Requirements = Collect from the data below each line with "this".

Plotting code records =
** begin **
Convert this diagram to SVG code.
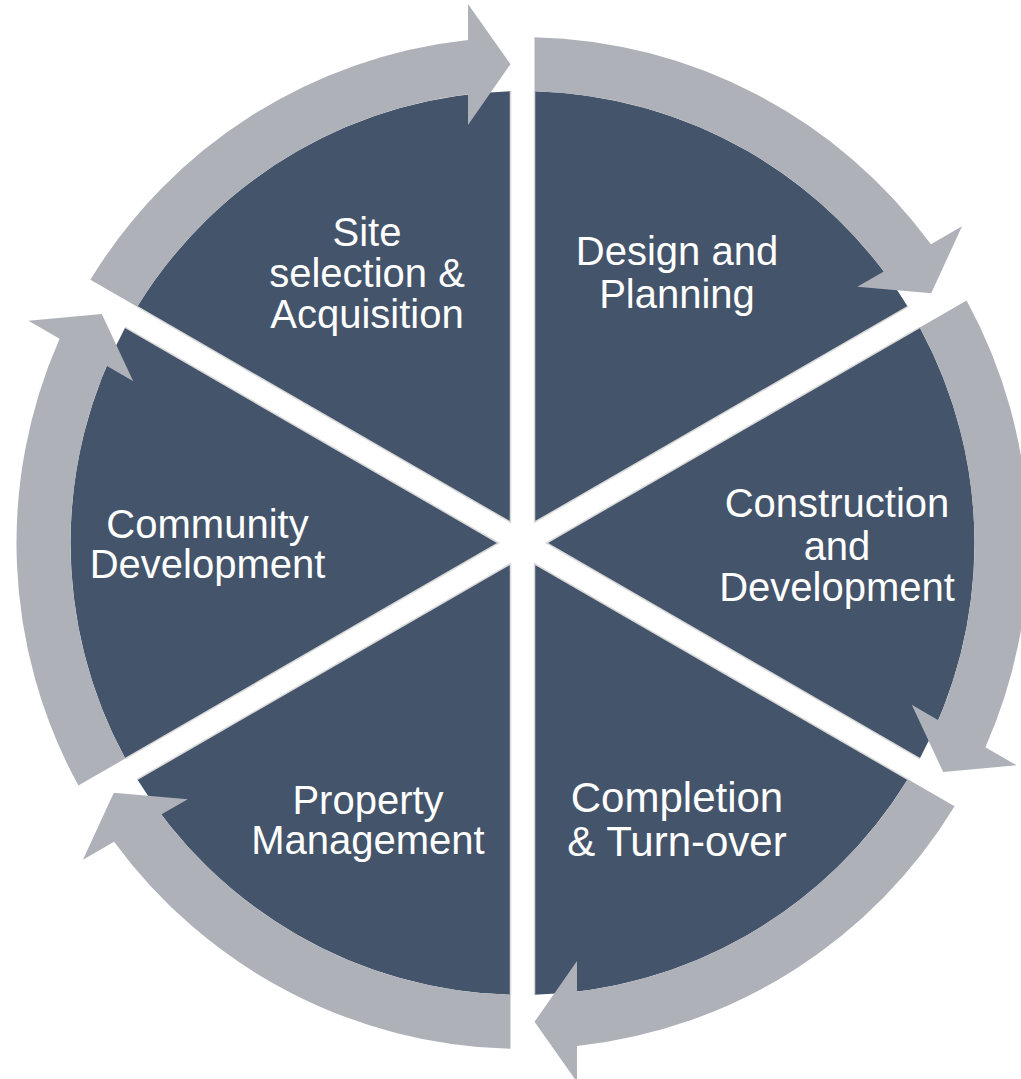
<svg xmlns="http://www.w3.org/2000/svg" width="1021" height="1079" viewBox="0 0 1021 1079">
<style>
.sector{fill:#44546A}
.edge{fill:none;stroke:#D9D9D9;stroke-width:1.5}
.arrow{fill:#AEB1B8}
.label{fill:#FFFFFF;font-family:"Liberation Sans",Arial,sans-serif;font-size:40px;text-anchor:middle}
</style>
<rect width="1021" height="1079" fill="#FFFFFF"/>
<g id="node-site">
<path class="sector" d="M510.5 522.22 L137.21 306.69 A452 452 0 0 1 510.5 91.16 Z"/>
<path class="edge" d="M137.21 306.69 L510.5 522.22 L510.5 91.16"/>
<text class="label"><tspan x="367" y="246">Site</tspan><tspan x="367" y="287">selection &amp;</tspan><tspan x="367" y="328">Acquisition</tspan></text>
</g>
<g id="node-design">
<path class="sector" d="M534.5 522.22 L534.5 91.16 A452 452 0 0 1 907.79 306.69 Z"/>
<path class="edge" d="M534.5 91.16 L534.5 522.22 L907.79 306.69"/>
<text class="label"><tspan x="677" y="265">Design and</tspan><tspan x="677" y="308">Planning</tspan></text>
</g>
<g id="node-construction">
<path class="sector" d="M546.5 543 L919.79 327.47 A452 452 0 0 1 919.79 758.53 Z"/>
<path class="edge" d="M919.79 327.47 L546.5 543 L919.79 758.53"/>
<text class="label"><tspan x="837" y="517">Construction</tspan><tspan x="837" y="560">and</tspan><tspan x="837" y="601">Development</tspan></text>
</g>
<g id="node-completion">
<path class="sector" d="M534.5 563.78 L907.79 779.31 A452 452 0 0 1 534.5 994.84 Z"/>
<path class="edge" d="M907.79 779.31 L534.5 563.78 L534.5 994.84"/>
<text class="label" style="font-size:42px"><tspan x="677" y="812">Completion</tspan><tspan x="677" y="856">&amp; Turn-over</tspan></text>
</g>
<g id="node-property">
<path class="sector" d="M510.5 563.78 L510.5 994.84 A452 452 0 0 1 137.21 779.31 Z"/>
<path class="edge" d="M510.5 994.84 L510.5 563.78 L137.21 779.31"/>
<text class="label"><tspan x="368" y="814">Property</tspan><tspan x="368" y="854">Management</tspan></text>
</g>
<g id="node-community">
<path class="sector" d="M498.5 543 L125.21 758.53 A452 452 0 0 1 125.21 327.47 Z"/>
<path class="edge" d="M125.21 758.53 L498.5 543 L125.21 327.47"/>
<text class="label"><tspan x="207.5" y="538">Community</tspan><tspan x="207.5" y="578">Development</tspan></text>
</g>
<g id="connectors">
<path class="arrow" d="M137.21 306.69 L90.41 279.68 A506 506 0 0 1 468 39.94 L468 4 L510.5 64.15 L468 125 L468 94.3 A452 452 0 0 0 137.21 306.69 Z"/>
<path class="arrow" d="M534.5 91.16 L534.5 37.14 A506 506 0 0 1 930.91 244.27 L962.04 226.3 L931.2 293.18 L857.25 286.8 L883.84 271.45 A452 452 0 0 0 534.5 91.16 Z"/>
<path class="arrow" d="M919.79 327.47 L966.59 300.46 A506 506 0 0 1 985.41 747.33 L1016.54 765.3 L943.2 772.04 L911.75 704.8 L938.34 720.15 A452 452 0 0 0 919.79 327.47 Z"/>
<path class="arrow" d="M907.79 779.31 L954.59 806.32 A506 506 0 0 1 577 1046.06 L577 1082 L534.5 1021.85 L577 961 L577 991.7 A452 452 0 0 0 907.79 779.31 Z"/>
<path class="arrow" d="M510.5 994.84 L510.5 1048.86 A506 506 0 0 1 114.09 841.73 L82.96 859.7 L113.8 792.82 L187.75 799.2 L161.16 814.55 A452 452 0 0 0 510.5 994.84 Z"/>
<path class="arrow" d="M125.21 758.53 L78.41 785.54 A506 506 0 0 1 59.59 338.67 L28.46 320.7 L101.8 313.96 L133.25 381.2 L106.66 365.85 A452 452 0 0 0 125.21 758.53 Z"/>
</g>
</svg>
** end **
** begin **
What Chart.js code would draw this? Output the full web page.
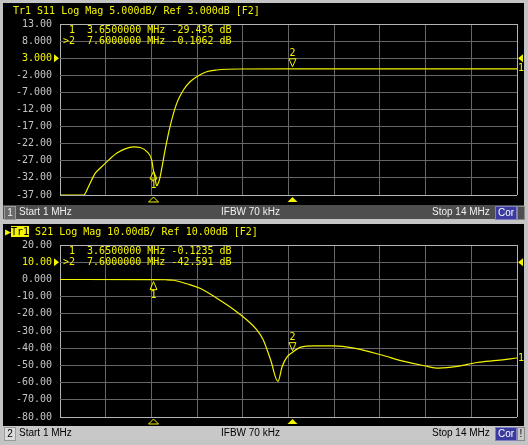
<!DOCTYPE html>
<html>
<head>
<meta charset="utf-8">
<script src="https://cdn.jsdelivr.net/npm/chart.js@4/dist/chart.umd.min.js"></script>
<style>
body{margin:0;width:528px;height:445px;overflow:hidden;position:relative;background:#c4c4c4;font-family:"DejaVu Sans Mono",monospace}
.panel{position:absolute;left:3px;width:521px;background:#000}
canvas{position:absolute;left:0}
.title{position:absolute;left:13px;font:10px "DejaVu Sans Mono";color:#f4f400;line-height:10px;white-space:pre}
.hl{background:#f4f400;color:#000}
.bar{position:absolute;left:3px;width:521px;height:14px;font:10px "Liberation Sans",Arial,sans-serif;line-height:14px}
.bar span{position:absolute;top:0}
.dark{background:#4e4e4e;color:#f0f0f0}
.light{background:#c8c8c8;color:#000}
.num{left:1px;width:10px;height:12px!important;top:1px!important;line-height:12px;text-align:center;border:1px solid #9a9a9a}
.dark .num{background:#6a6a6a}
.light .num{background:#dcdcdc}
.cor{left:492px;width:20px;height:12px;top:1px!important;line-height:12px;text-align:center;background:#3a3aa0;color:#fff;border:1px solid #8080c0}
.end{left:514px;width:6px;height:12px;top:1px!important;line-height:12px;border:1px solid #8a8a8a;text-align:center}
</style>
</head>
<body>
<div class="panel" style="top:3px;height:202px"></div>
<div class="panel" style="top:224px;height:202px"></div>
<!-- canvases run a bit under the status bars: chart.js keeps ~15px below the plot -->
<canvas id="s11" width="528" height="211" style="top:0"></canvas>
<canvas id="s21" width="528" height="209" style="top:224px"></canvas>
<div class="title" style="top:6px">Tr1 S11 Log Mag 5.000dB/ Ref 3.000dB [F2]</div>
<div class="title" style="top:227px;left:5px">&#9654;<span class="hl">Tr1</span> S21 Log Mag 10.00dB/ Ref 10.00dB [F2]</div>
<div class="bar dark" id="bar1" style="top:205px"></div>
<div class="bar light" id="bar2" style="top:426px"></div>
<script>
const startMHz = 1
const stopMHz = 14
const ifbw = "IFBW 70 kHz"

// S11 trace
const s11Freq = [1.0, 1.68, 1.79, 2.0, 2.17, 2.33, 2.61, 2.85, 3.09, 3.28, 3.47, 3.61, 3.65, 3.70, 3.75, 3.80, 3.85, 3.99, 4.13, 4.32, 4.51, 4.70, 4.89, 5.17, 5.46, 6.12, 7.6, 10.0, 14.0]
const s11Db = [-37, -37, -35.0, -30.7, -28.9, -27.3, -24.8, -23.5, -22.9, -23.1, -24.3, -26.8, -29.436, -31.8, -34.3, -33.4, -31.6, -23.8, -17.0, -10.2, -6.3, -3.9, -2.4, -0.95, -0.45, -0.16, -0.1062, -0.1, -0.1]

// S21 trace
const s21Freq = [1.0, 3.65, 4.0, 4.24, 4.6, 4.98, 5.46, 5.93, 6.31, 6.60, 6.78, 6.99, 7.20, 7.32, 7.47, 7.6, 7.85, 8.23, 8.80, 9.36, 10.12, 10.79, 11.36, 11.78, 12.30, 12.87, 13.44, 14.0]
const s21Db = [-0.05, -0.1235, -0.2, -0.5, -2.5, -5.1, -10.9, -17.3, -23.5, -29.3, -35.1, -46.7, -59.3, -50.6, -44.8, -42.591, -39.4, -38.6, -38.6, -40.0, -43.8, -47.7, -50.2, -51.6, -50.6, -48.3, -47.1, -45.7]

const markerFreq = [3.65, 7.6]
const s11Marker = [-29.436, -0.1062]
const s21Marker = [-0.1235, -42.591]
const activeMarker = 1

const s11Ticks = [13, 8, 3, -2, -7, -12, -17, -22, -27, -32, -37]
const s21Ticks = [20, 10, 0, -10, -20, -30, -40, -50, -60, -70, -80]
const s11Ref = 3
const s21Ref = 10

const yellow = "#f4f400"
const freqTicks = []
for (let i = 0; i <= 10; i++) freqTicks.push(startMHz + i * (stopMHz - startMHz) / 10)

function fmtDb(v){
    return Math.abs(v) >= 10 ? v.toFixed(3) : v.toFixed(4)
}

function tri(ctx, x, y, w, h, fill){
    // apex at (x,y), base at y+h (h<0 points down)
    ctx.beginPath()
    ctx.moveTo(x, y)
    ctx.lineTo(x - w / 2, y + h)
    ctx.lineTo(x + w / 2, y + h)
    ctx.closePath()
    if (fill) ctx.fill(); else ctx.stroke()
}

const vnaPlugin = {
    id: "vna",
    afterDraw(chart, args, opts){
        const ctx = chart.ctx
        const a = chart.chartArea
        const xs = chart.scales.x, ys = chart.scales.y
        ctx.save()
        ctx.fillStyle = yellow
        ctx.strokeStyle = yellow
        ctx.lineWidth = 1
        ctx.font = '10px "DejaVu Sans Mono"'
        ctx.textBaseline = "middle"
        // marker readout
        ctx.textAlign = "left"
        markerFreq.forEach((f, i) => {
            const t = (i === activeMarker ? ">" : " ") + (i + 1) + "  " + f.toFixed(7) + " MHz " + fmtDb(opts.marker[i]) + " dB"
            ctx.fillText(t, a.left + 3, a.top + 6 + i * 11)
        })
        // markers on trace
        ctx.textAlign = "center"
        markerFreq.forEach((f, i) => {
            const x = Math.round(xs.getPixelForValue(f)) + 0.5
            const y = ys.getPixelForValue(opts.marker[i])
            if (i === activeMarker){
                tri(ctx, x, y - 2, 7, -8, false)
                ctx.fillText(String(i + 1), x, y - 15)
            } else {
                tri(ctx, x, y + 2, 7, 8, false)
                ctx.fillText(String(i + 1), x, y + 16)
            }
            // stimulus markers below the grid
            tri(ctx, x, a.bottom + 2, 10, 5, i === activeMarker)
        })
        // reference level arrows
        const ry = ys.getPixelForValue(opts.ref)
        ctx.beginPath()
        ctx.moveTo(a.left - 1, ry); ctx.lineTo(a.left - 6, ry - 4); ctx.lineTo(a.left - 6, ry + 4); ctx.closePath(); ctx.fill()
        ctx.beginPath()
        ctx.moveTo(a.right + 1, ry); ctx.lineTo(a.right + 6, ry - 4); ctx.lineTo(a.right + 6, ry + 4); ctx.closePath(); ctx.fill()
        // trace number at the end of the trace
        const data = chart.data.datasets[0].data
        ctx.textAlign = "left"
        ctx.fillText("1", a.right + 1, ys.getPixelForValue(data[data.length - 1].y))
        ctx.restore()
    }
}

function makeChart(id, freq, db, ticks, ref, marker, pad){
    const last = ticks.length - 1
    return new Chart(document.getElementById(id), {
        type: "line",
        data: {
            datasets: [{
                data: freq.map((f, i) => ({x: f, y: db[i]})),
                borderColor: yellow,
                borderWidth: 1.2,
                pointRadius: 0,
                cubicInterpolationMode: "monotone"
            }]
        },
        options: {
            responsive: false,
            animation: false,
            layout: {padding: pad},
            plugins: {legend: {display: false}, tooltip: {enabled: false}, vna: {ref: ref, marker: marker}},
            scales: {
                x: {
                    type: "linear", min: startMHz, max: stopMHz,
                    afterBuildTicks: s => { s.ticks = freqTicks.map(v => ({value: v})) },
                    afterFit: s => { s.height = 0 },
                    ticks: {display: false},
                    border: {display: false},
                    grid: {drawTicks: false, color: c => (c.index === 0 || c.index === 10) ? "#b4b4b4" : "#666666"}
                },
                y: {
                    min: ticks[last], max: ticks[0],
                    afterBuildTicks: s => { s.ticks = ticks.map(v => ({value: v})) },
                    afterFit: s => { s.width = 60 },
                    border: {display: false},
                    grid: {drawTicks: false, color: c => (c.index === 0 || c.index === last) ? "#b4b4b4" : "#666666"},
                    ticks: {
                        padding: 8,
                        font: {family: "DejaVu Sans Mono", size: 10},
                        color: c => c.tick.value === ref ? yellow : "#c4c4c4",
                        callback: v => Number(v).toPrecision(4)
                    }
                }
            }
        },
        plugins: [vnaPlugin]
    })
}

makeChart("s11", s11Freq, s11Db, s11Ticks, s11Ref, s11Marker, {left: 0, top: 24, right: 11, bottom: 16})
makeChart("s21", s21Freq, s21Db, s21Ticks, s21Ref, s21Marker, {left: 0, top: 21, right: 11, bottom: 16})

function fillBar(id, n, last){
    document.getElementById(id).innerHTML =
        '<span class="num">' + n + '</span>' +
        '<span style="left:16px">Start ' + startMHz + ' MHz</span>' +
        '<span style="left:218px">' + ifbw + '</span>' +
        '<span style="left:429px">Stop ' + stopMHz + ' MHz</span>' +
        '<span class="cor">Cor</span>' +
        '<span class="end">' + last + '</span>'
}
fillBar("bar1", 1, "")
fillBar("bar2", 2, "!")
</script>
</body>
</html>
** end **
Result of the task =
Convert this diagram to SVG code.
What Chart.js code would draw this? Output the full web page.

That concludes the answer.